- Born: October 17, 1886 Tropaia, Greece
- Died: July 25, 1950 (aged 63) Baltimore, Maryland, United States
- Resting place: Metairie Cemetery
- Occupation(s): Oilman, Racehorse owner/breeder, Racetrack owner
- Known for: Helis Stock Farm
- Spouse: Bessie Felch
- Children: 4
- Awards: Fair Grounds Racing Hall of Fame (1991)

= William G. Helis Sr. =

American businessman

William George Helis Sr. (October 17, 1886 - July 25, 1950) was an impoverished Greek emigrant to the United States who made a fortune in the oil business and who became a major owner/breeder of Thoroughbred racehorses and racetrack owner. In his obituary, the Pittsburg Press called William Helis "one of the amazing figures of the American oilfields."

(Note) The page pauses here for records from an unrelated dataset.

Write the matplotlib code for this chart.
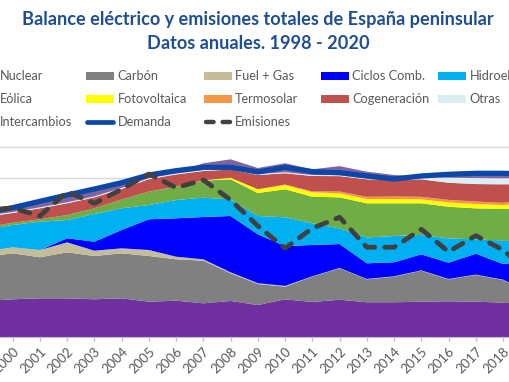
import numpy as np
import matplotlib.pyplot as plt
from matplotlib.patches import Rectangle
from matplotlib.lines import Line2D

plt.rcParams['font.family'] = ['Lato', 'DejaVu Sans']

# datos anuales (TWh y Mt CO2, leidos a ojo del grafico)
years = list(range(1998, 2021))

nuclear = [57.6, 57.6, 60.3, 61.9, 61.9, 60.3, 61.9, 56.5, 58.1, 53.9, 57.6, 51.2,
           60.3, 56.0, 59.7, 55.5, 55.5, 56.5, 57.1, 56.5, 54.9, 56.8, 55.2]
carbon = [72.0, 70.6, 73.6, 65.6, 73.6, 69.3, 72.0, 73.1, 66.2, 68.2, 44.3, 33.6,
          20.2, 40.5, 50.2, 36.8, 41.0, 49.6, 35.2, 42.7, 36.3, 13.6, 8.8]
fuel_gas = [8.0, 8.5, 9.6, 11.7, 16.0, 8.5, 8.0, 9.6, 4.2, 2.2, 1.6, 1.3,
            1.3, 0.6, 0.6, 0.6, 0.6, 0.6, 0.6, 0.6, 0.6, 0.6, 0.6]
ciclos = [0.0, 0.0, 0.0, 0.0, 6.4, 14.4, 29.3, 49.1, 61.4, 67.7, 90.1, 78.2,
          63.8, 50.1, 38.2, 25.0, 22.4, 25.6, 25.9, 33.4, 25.0, 50.6, 40.0]
hidro = [35.2, 34.7, 35.7, 45.3, 29.3, 44.3, 34.7, 22.9, 29.3, 30.9, 26.4, 29.3,
         45.9, 34.7, 25.1, 41.3, 42.1, 30.9, 39.0, 23.0, 37.6, 29.6, 34.6]
eolica = [1.6, 3.7, 3.7, 3.8, 8.0, 9.1, 14.1, 21.3, 21.3, 27.2, 32.3, 36.8,
          44.8, 42.6, 49.6, 54.7, 52.3, 50.7, 50.6, 49.6, 50.4, 55.2, 54.4]
fotovoltaica = [0.0, 0.0, 0.0, 0.0, 0.0, 0.0, 0.0, 0.1, 0.1, 0.5, 2.4, 6.0,
                6.9, 7.0, 6.4, 6.9, 6.9, 6.4, 7.0, 6.9, 6.4, 8.0, 13.0]
termosolar = [0.0, 0.0, 0.0, 0.0, 0.0, 0.0, 0.0, 0.0, 0.0, 0.0, 0.0, 0.1,
              0.7, 1.5, 3.0, 3.5, 4.0, 4.0, 4.0, 4.0, 3.5, 4.0, 3.5]
cogeneracion = [17.0, 17.0, 15.5, 17.6, 18.7, 17.6, 16.8, 20.0, 19.5, 15.0, 13.3, 22.7,
                18.1, 24.6, 24.6, 28.0, 26.4, 28.0, 27.4, 28.0, 29.6, 26.4, 28.3]
otras = [1.6, 1.6, 1.6, 1.6, 1.6, 1.6, 1.6, 1.6, 1.6, 1.6, 1.6, 1.6,
         1.6, 1.6, 1.6, 1.6, 2.4, 4.0, 8.0, 9.6, 9.6, 9.6, 9.6]
intercambios = [0.6, 3.2, 4.5, 7.2, 9.3, 9.3, 6.1, 2.7, 2.4, 10.7, 14.7, 9.6,
                14.4, 9.1, 14.4, 10.6, 5.6, 0.5, 3.0, 5.1, 5.6, 4.0, 0.5]
demanda = [195.2, 199.0, 206.9, 217.1, 227.2, 236.8, 246.9, 259.2, 266.1, 271.5, 271.5, 264.0,
           271.5, 264.5, 262.9, 257.6, 252.8, 257.6, 260.3, 261.9, 261.9, 260.8, 248.0]
emisiones = [84.1, 87.5, 89.0, 83.4, 100.2, 92.2, 101.9, 112.4, 103.0, 108.3, 94.5, 76.6,
             61.2, 75.0, 82.6, 61.9, 61.9, 74.3, 58.8, 69.9, 60.0, 44.1, 32.4]

layers = [nuclear, carbon, fuel_gas, ciclos, hidro, eolica, fotovoltaica,
          termosolar, cogeneracion, otras, intercambios]
colors = ['#7030A0', '#808080', '#C4BD97', '#0000FF', '#00B0F0', '#70AD47',
          '#FFFF00', '#F79646', '#C0504D', '#DAEEF3', '#8064A2']
labels = ['Nuclear', 'Carbón', 'Fuel + Gas', 'Ciclos Comb.', 'Hidroeléctrica',
          'Eólica', 'Fotovoltaica', 'Termosolar', 'Cogeneración', 'Otras',
          'Intercambios', 'Demanda', 'Emisiones']
c_dem = '#0A47A9'
c_emi = '#404040'

W, H = 510, 382
fig = plt.figure(figsize=(W / 100, H / 100), dpi=100)


def fx(px):
    return px / W


def fy(py):
    return 1 - py / H


ymax = 310
y_px = 1.6       # TWh por pixel
ax = fig.add_axes([fx(-41.8), fy(337), fx(599.3), ymax / y_px / H])

ax.stackplot(years, layers, colors=colors, linewidth=0)
ax.plot(years, demanda, color=c_dem, lw=3.8, solid_joinstyle='round', zorder=5)

ax.set_xlim(1998, 2020)
ax.set_ylim(0, ymax)
ax.set_yticks([304 - 49.6 * k for k in range(6)])
ax.yaxis.grid(True, color='#D9D9D9', lw=1.0)
ax.set_axisbelow(True)
ax.tick_params(axis='y', length=0, labelleft=False)
ax.set_xticks(years)
# solo se ven los años 2000-2019 (el grafico original esta recortado)
ax.set_xticklabels([str(y) if 2000 <= y <= 2019 else '' for y in years],
                   rotation=45, ha='right', rotation_mode='anchor',
                   fontsize=9.5, color='#595959')
ax.tick_params(axis='x', direction='out', length=3, width=1, color='#BFBFBF', pad=3)
for s in ['left', 'right', 'top']:
    ax.spines[s].set_visible(False)
ax.spines['bottom'].set_color('#BFBFBF')

ax2 = ax.twinx()
ax2.plot(years, emisiones, color=c_emi, lw=3.4, dashes=(2.3, 2.1),
         dash_capstyle='round', zorder=6)
ax2.set_ylim(0, ymax / y_px / 1.45)
ax2.axis('off')

# titulo
fig.text(fx(258), fy(20), 'Balance eléctrico y emisiones totales de España peninsular',
         ha='center', va='center', fontsize=13.1, fontweight='bold', color='#1F4E96')
fig.text(fx(258), fy(43.5), 'Datos anuales. 1998 - 2020',
         ha='center', va='center', fontsize=13.1, fontweight='bold', color='#1F4E96')

# leyenda
rows = [76, 99, 122.3]
for i, lab in enumerate(labels):
    r, c = divmod(i, 5)
    x0 = -31 + 117.3 * c
    yc = rows[r]
    if i < len(colors):
        fig.add_artist(Rectangle((fx(x0), fy(yc + 3.5)), fx(28), 7 / H,
                                 transform=fig.transFigure, color=colors[i], lw=0))
    elif lab == 'Demanda':
        fig.add_artist(Line2D([fx(x0 + 1), fx(x0 + 27)], [fy(yc), fy(yc)],
                              transform=fig.transFigure, color=c_dem, lw=3.4,
                              solid_capstyle='round'))
    else:
        fig.add_artist(Line2D([fx(x0 + 2), fx(x0 + 26.5)], [fy(yc), fy(yc)],
                              transform=fig.transFigure, color=c_emi, lw=3.2,
                              dashes=(1.7, 2.05), dash_capstyle='round'))
    fig.text(fx(x0 + 31.3), fy(yc), lab, ha='left', va='center',
             fontsize=9.2, color='#595959')

fig.savefig('out.png', dpi=100)
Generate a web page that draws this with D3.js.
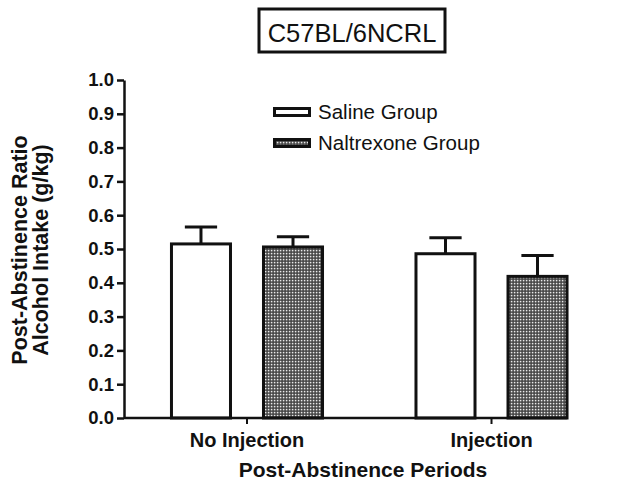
<!DOCTYPE html>
<html><head><meta charset="utf-8">
<script src="https://cdn.jsdelivr.net/npm/d3@7"></script>
<style>body{margin:0;background:#fff}svg{display:block}text{font-family:"Liberation Sans",Arial,sans-serif;fill:#111}</style>
</head><body><svg id="c" width="622" height="486"></svg>
<script>
const title = "C57BL/6NCRL";
const categories = ["No Injection", "Injection"];
const groups = ["Saline Group", "Naltrexone Group"];
const salineMeans = [0.515, 0.486];
const salineErr = [0.050, 0.047];
const naltrexoneMeans = [0.506, 0.419];
const naltrexoneErr = [0.030, 0.062];
const yTicks = [0,0.1,0.2,0.3,0.4,0.5,0.6,0.7,0.8,0.9,1.0];
const yLabel = ["Post-Abstinence Ratio", "Alcohol Intake (g/kg)"];
const xLabel = "Post-Abstinence Periods";

const svg = d3.select("#c");
const defs = svg.append("defs");
const pat = defs.append("pattern").attr("id","dots").attr("patternUnits","userSpaceOnUse").attr("width",3).attr("height",3);
pat.append("rect").attr("width",3).attr("height",3).attr("fill","#404040");
pat.append("rect").attr("x",0.8).attr("y",0.8).attr("width",1.6).attr("height",1.6).attr("fill","#eaeaea");

const mLeft = 124, mAxisEnd = 567, mTop = 80, mBottom = 418;
const x0 = d3.scaleBand().domain(categories).range([mLeft, 614.5]).paddingInner(0.37).paddingOuter(0.188);
const x1 = d3.scaleBand().domain(groups).range([0, x0.bandwidth()]).paddingInner(0.326);
const y = d3.scaleLinear().domain([0,1]).range([mBottom, mTop]);

const data = [];
categories.forEach((c,i)=>{
  data.push({cat:c, grp:groups[0], v:salineMeans[i], e:salineErr[i]});
  data.push({cat:c, grp:groups[1], v:naltrexoneMeans[i], e:naltrexoneErr[i]});
});
const fillFor = g => g===groups[0] ? "#fff" : "url(#dots)";

// error bars
const eb = svg.append("g");
data.forEach(d=>{
  const cx = x0(d.cat)+x1(d.grp)+x1.bandwidth()/2;
  const w = x1.bandwidth()*0.52;
  eb.append("line").attr("x1",cx).attr("x2",cx).attr("y1",y(d.v)).attr("y2",y(d.v+d.e)).attr("stroke","#111").attr("stroke-width",3);
  eb.append("line").attr("x1",cx-w/2).attr("x2",cx+w/2).attr("y1",y(d.v+d.e)).attr("y2",y(d.v+d.e)).attr("stroke","#111").attr("stroke-width",3);
});
// bars
svg.append("g").selectAll("rect").data(data).join("rect")
  .attr("x",d=>x0(d.cat)+x1(d.grp)+1.5)
  .attr("width",x1.bandwidth()-3)
  .attr("y",d=>y(d.v))
  .attr("height",d=>y(0)-y(d.v))
  .attr("fill",d=>fillFor(d.grp))
  .attr("stroke","#111").attr("stroke-width",3);

// y axis
const ya = svg.append("g").attr("transform",`translate(${mLeft},0)`)
  .call(d3.axisLeft(y).tickValues(yTicks).tickFormat(d3.format(".1f")).tickSize(7).tickSizeOuter(0));
ya.select(".domain").attr("stroke","#111").attr("stroke-width",2.5);
ya.selectAll(".tick line").attr("stroke","#111").attr("stroke-width",2.5);
ya.selectAll(".tick text").attr("font-size",18.5).attr("font-weight","bold").attr("x",-10).attr("fill","#222");

// x axis
const xa = svg.append("g").attr("transform",`translate(0,${mBottom})`)
  .call(d3.axisBottom(x0).tickSize(6).tickSizeOuter(0));
xa.select(".domain").attr("d",`M${mLeft},0H${mAxisEnd}`).attr("stroke","#111").attr("stroke-width",2.5);
xa.selectAll(".tick line").attr("stroke","#111").attr("stroke-width",2);
xa.selectAll(".tick text").attr("font-size",20).attr("font-weight","bold").attr("y",15).attr("fill","#222");

// x label
svg.append("text").attr("x",363).attr("y",477).attr("text-anchor","middle").attr("font-size",21).attr("font-weight","bold").text(xLabel);
// y label
const yl = svg.append("text").attr("transform","translate(0,250) rotate(-90)").attr("text-anchor","middle").attr("font-size",21.5).attr("font-weight","bold");
yl.append("tspan").attr("x",0).attr("y",27).text(yLabel[0]);
yl.append("tspan").attr("x",0).attr("y",48).text(yLabel[1]);

// title box
svg.append("rect").attr("x",259).attr("y",9).attr("width",186).attr("height",43).attr("fill","#fff").attr("stroke","#111").attr("stroke-width",3);
svg.append("text").attr("x",352).attr("y",42).attr("text-anchor","middle").attr("font-size",25.5).text(title);

// legend
const lg = svg.append("g");
groups.forEach((g,i)=>{
  const yy = 108.5 + i*31;
  lg.append("rect").attr("x",274.5).attr("y",yy).attr("width",35).attr("height",7).attr("fill",fillFor(g)).attr("stroke","#111").attr("stroke-width",3);
  lg.append("text").attr("x",318).attr("y",yy+10.5).attr("font-size",20.5).text(g);
});
</script></body></html>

A resident and legal domicile of New Orleans, Louisiana, William Helis died at Johns Hopkins Hospital in Baltimore, Maryland. His remains were brought home to New Orleans where he was interred in the Metairie Cemetery. His mausoleum was built by American architect and sculptor, Albert Weiblen.

In 1991, William Helis was posthumously inducted into the Fair Grounds Racing Hall of Fame.

William George Jr. became managing partner of his father's various oil properties and was also heavily involved in Thoroughbred horse racing.